How to write a good thesis introduction
For many people, getting started with the thesis introduction is the most scary part. Writing introductions can be intimidating. At this point, most of your research/prep work should be done and you should be ready to start your introduction. But often, it is not clear what needs to be included and how to make a good first impression to your reader. If you feel stuck at this point not knowing how to start, this guide can help.
First of all, make sure to really start with the introduction. If you are having trouble putting together a good introduction, start with a placeholder. That placeholder does not need to be as strong as you would like it to be, but you can always come back to it and edit it. Having a brief introduction that sets the direction will help you a lot as you write. Waiting to write the introduction until the end can leave you with a poorly written setup to an otherwise well-written paper.

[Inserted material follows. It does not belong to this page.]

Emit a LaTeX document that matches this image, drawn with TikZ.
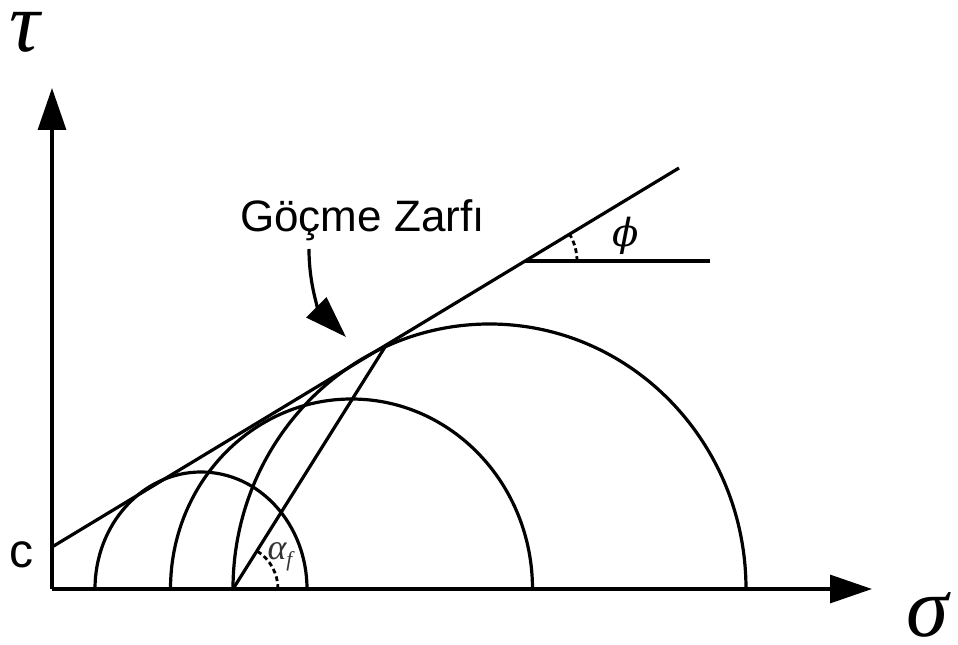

A good introduction draws readers in while providing the setup for the entire paper. There is no single way to write an introduction that will always work for every topic, but the points below can act as a guide. These points can help you write a good thesis introduction:
1. Identify your readership
Before even starting with your first sentence, ask yourself the question who your readers are. Your first and most important reader is your professor grading your work and the people ultimately responsible for you getting your diploma. You should also consider readers of your thesis who are not specialists in your field. Writing with them in your mind will help you to be as clear as possible which will make your thesis better understandable and more enjoyable overall.
2. Hook the reader and grab their attention
The first sentence of the paper is crucial. Looking back at your own research, how many papers have you skipped just because reading the first few sentences they couldn't grab your attention? It is common to start with a question or quotation, but these types of hooks have become overused. The best way to start your introduction is with a sentence that is broad and interesting and seamlessly transitions into your argument. Also, starting with a broader statement will appeal to a wider audience. Consider who the paper is aimed at informing and then think of something that would grab their attention. Make a list of what is interesting about your topic. Are there any current events it relates to or controversies associated with it that might be interesting for your introduction? Start out broad and then narrow down to your specific topic and thesis statement.
3. Provide relevant background
A good introduction also needs to contain enough background information to allow the reader to understand the thesis statement and arguments. The amount of background information required will depend on the topic. There should be enough background information so you don't have to spend too much time with it in the body of the thesis, but not so much that it becomes uninteresting.
4. Give the reader a general knowledge of what the paper is about
Let the reader know what the purpose of the study is. Make sure to include the following points:
- Briefly describe the motivation for your research (if you haven't already in the first sentence)
- Describe the topic and scope of your research
- Explain the practical relevance of your research
- Explain the scientific situation related to your topic - you can include the most important scientific articles and briefly explain them and how they are related to your research
5. Preview key points and lead into thesis statement
The introduction to your thesis should preview what is to come and interest the reader with enough understanding of the key points, but still leave the best for the main part. While the body of your thesis will explain the main argument, you might want to lead into the thesis statement by briefly bringing up a few of your main supporting details.